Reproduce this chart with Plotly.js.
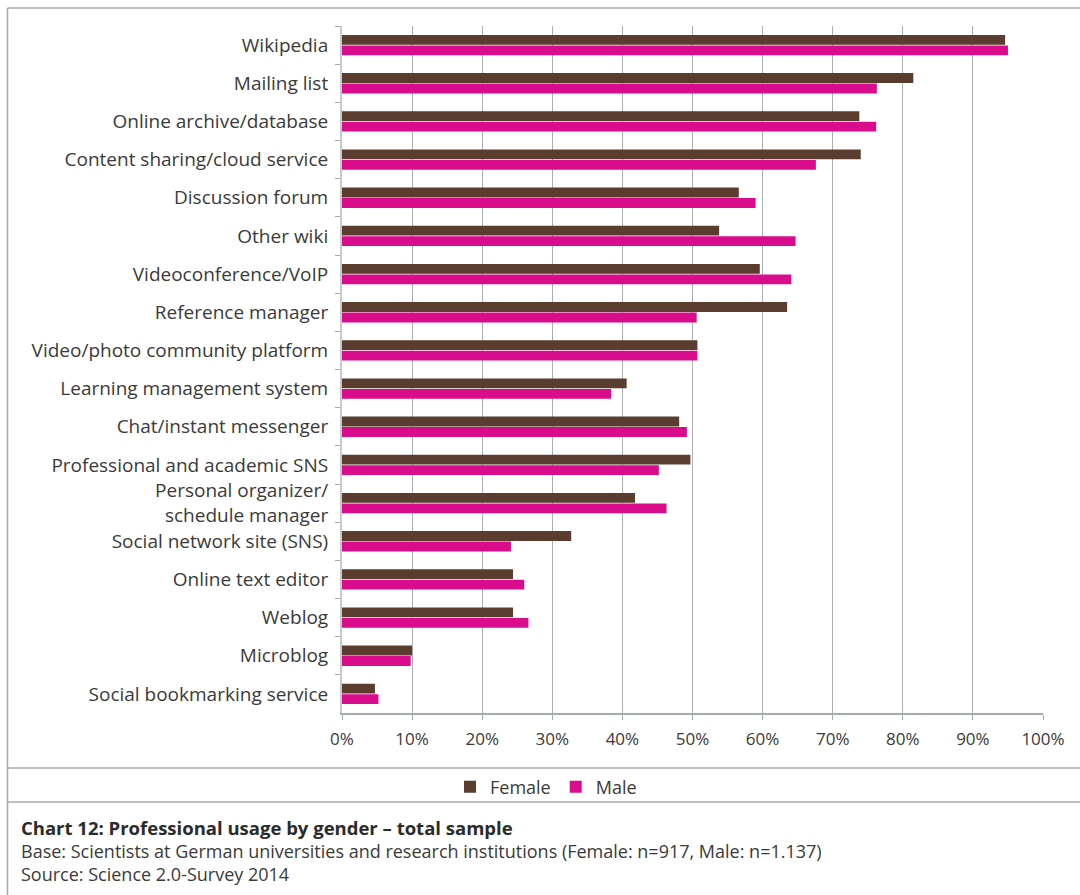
<!DOCTYPE html>
<html>
<head>
<meta charset="utf-8">
<script src="https://cdn.plot.ly/plotly-3.0.1.min.js"></script>
<style>
  html, body { margin: 0; padding: 0; background: #ffffff; }
  #chart { width: 1080px; height: 895px; }
</style>
</head>
<body>
<div id="chart"></div>
<script>
const categories = [
  "Wikipedia",
  "Mailing list",
  "Online archive/database",
  "Content sharing/cloud service",
  "Discussion forum",
  "Other wiki",
  "Videoconference/VoIP",
  "Reference manager",
  "Video/photo community platform",
  "Learning management system",
  "Chat/instant messenger",
  "Professional and academic SNS",
  "Personal organizer/<br>schedule manager",
  "Social network site (SNS)",
  "Online text editor",
  "Weblog",
  "Microblog",
  "Social bookmarking service"
];
const femaleValues = [94.6, 81.5, 73.8, 74.0, 56.6, 53.8, 59.6, 63.5, 50.7, 40.6, 48.1, 49.7, 41.8, 32.7, 24.4, 24.4, 10.0, 4.7];
const maleValues   = [95.0, 76.3, 76.2, 67.6, 59.0, 64.7, 64.1, 50.6, 50.7, 38.4, 49.2, 45.2, 46.3, 24.1, 26.0, 26.6, 9.8, 5.2];
const xTickValues = [0, 10, 20, 30, 40, 50, 60, 70, 80, 90, 100];
const xTickLabels = ["0%", "10%", "20%", "30%", "40%", "50%", "60%", "70%", "80%", "90%", "100%"];
const seriesNames = ["Female", "Male"];
const captionTitle = "Chart 12: Professional usage by gender – total sample";
const captionBase = "Base: Scientists at German universities and research institutions (Female: n=917, Male: n=1.137)";
const captionSource = "Source: Science 2.0-Survey 2014";

// Layout geometry (pixels)
const W = 1080, H = 895;
const M = { l: 342, r: 37, t: 26, b: 182 };
const plotW = W - M.l - M.r;
const plotH = H - M.t - M.b;
const px = x => (x - M.l) / plotW;
const py = y => (H - M.b - y) / plotH;

const frameColor = "#a3abab";
const textColor = "#3a3a3a";
const font = "'Open Sans', 'DejaVu Sans', sans-serif";

const traces = [
  {
    type: "bar", orientation: "h", name: seriesNames[0],
    y: categories, x: femaleValues,
    marker: { color: "#5a3d2e" },
    hoverinfo: "x+y"
  },
  {
    type: "bar", orientation: "h", name: seriesNames[1],
    y: categories, x: maleValues,
    marker: { color: "#d90d8c" },
    hoverinfo: "x+y"
  }
];

const line = (x0, y0, x1, y1, w) => ({
  type: "line", xref: "paper", yref: "paper",
  x0: px(x0), y0: py(y0), x1: px(x1), y1: py(y1),
  line: { color: frameColor, width: w || 1.5 }, layer: "above"
});

const layout = {
  width: W, height: H,
  margin: M,
  paper_bgcolor: "#ffffff",
  plot_bgcolor: "#ffffff",
  font: { family: font, color: textColor, size: 18 },
  barmode: "group",
  bargap: 0.45,
  bargroupgap: 0.06,
  showlegend: true,
  legend: {
    orientation: "h",
    xref: "container", yref: "container",
    x: 546 / W, y: 1 - 787 / H,
    xanchor: "center", yanchor: "middle",
    bgcolor: "rgba(0,0,0,0)",
    font: { family: font, size: 18, color: textColor },
    itemwidth: 30,
    traceorder: "normal"
  },
  xaxis: {
    range: [0, 100],
    tickvals: xTickValues,
    ticktext: xTickLabels,
    showgrid: true,
    gridcolor: "#a9b1b2",
    gridwidth: 1,
    zeroline: false,
    showline: true,
    linecolor: "#a3abab",
    linewidth: 1.5,
    ticks: "outside",
    ticklen: 5,
    tickcolor: "#a3abab",
    ticklabelstandoff: 5,
    tickfont: { family: font, size: 17, color: textColor },
    fixedrange: true
  },
  yaxis: {
    type: "category",
    autorange: "reversed",
    showgrid: false,
    zeroline: false,
    showline: true,
    linecolor: "#c5cbcb",
    linewidth: 2,
    ticks: "outside",
    tickson: "boundaries",
    ticklen: 5,
    tickcolor: "#a3abab",
    ticklabelstandoff: 8,
    tickfont: { family: font, size: 19, color: textColor },
    fixedrange: true
  },
  shapes: [
    line(7.5, 8, W, 8),
    line(7.5, 8, 7.5, H),
    line(7.5, 768, W, 768),
    line(7.5, 802, W, 802)
  ],
  annotations: [
    {
      xref: "paper", yref: "paper", x: px(19), y: py(827),
      xanchor: "left", yanchor: "middle", showarrow: false,
      text: "<b>" + captionTitle + "</b>",
      font: { family: font, size: 18.5, color: "#2b2b2b" }
    },
    {
      xref: "paper", yref: "paper", x: px(19), y: py(851),
      xanchor: "left", yanchor: "middle", showarrow: false,
      text: captionBase,
      font: { family: font, size: 18, color: textColor }
    },
    {
      xref: "paper", yref: "paper", x: px(19), y: py(874),
      xanchor: "left", yanchor: "middle", showarrow: false,
      text: captionSource,
      font: { family: font, size: 18, color: textColor }
    }
  ]
};

Plotly.newPlot("chart", traces, layout, { displayModeBar: false, staticPlot: true });
</script>
</body>
</html>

☆ ☆ ☆ ☆ ☆

* [Your instructions]:
Copy every line above word for word and exclude the pictures.

* [Finished task]:
Reproduce this chart with Plotly.js.
<!DOCTYPE html>
<html>
<head>
<meta charset="utf-8">
<script src="https://cdn.plot.ly/plotly-3.0.1.min.js"></script>
<style>
  html, body { margin: 0; padding: 0; background: #ffffff; }
  #chart { width: 1080px; height: 895px; }
</style>
</head>
<body>
<div id="chart"></div>
<script>
const categories = [
  "Wikipedia",
  "Mailing list",
  "Online archive/database",
  "Content sharing/cloud service",
  "Discussion forum",
  "Other wiki",
  "Videoconference/VoIP",
  "Reference manager",
  "Video/photo community platform",
  "Learning management system",
  "Chat/instant messenger",
  "Professional and academic SNS",
  "Personal organizer/<br>schedule manager",
  "Social network site (SNS)",
  "Online text editor",
  "Weblog",
  "Microblog",
  "Social bookmarking service"
];
const femaleValues = [94.6, 81.5, 73.8, 74.0, 56.6, 53.8, 59.6, 63.5, 50.7, 40.6, 48.1, 49.7, 41.8, 32.7, 24.4, 24.4, 10.0, 4.7];
const maleValues   = [95.0, 76.3, 76.2, 67.6, 59.0, 64.7, 64.1, 50.6, 50.7, 38.4, 49.2, 45.2, 46.3, 24.1, 26.0, 26.6, 9.8, 5.2];
const xTickValues = [0, 10, 20, 30, 40, 50, 60, 70, 80, 90, 100];
const xTickLabels = ["0%", "10%", "20%", "30%", "40%", "50%", "60%", "70%", "80%", "90%", "100%"];
const seriesNames = ["Female", "Male"];
const captionTitle = "Chart 12: Professional usage by gender – total sample";
const captionBase = "Base: Scientists at German universities and research institutions (Female: n=917, Male: n=1.137)";
const captionSource = "Source: Science 2.0-Survey 2014";

// Layout geometry (pixels)
const W = 1080, H = 895;
const M = { l: 342, r: 37, t: 26, b: 182 };
const plotW = W - M.l - M.r;
const plotH = H - M.t - M.b;
const px = x => (x - M.l) / plotW;
const py = y => (H - M.b - y) / plotH;

const frameColor = "#a3abab";
const textColor = "#3a3a3a";
const font = "'Open Sans', 'DejaVu Sans', sans-serif";

const traces = [
  {
    type: "bar", orientation: "h", name: seriesNames[0],
    y: categories, x: femaleValues,
    marker: { color: "#5a3d2e" },
    hoverinfo: "x+y"
  },
  {
    type: "bar", orientation: "h", name: seriesNames[1],
    y: categories, x: maleValues,
    marker: { color: "#d90d8c" },
    hoverinfo: "x+y"
  }
];

const line = (x0, y0, x1, y1, w) => ({
  type: "line", xref: "paper", yref: "paper",
  x0: px(x0), y0: py(y0), x1: px(x1), y1: py(y1),
  line: { color: frameColor, width: w || 1.5 }, layer: "above"
});

const layout = {
  width: W, height: H,
  margin: M,
  paper_bgcolor: "#ffffff",
  plot_bgcolor: "#ffffff",
  font: { family: font, color: textColor, size: 18 },
  barmode: "group",
  bargap: 0.45,
  bargroupgap: 0.06,
  showlegend: true,
  legend: {
    orientation: "h",
    xref: "container", yref: "container",
    x: 546 / W, y: 1 - 787 / H,
    xanchor: "center", yanchor: "middle",
    bgcolor: "rgba(0,0,0,0)",
    font: { family: font, size: 18, color: textColor },
    itemwidth: 30,
    traceorder: "normal"
  },
  xaxis: {
    range: [0, 100],
    tickvals: xTickValues,
    ticktext: xTickLabels,
    showgrid: true,
    gridcolor: "#a9b1b2",
    gridwidth: 1,
    zeroline: false,
    showline: true,
    linecolor: "#a3abab",
    linewidth: 1.5,
    ticks: "outside",
    ticklen: 5,
    tickcolor: "#a3abab",
    ticklabelstandoff: 5,
    tickfont: { family: font, size: 17, color: textColor },
    fixedrange: true
  },
  yaxis: {
    type: "category",
    autorange: "reversed",
    showgrid: false,
    zeroline: false,
    showline: true,
    linecolor: "#c5cbcb",
    linewidth: 2,
    ticks: "outside",
    tickson: "boundaries",
    ticklen: 5,
    tickcolor: "#a3abab",
    ticklabelstandoff: 8,
    tickfont: { family: font, size: 19, color: textColor },
    fixedrange: true
  },
  shapes: [
    line(7.5, 8, W, 8),
    line(7.5, 8, 7.5, H),
    line(7.5, 768, W, 768),
    line(7.5, 802, W, 802)
  ],
  annotations: [
    {
      xref: "paper", yref: "paper", x: px(19), y: py(827),
      xanchor: "left", yanchor: "middle", showarrow: false,
      text: "<b>" + captionTitle + "</b>",
      font: { family: font, size: 18.5, color: "#2b2b2b" }
    },
    {
      xref: "paper", yref: "paper", x: px(19), y: py(851),
      xanchor: "left", yanchor: "middle", showarrow: false,
      text: captionBase,
      font: { family: font, size: 18, color: textColor }
    },
    {
      xref: "paper", yref: "paper", x: px(19), y: py(874),
      xanchor: "left", yanchor: "middle", showarrow: false,
      text: captionSource,
      font: { family: font, size: 18, color: textColor }
    }
  ]
};

Plotly.newPlot("chart", traces, layout, { displayModeBar: false, staticPlot: true });
</script>
</body>
</html>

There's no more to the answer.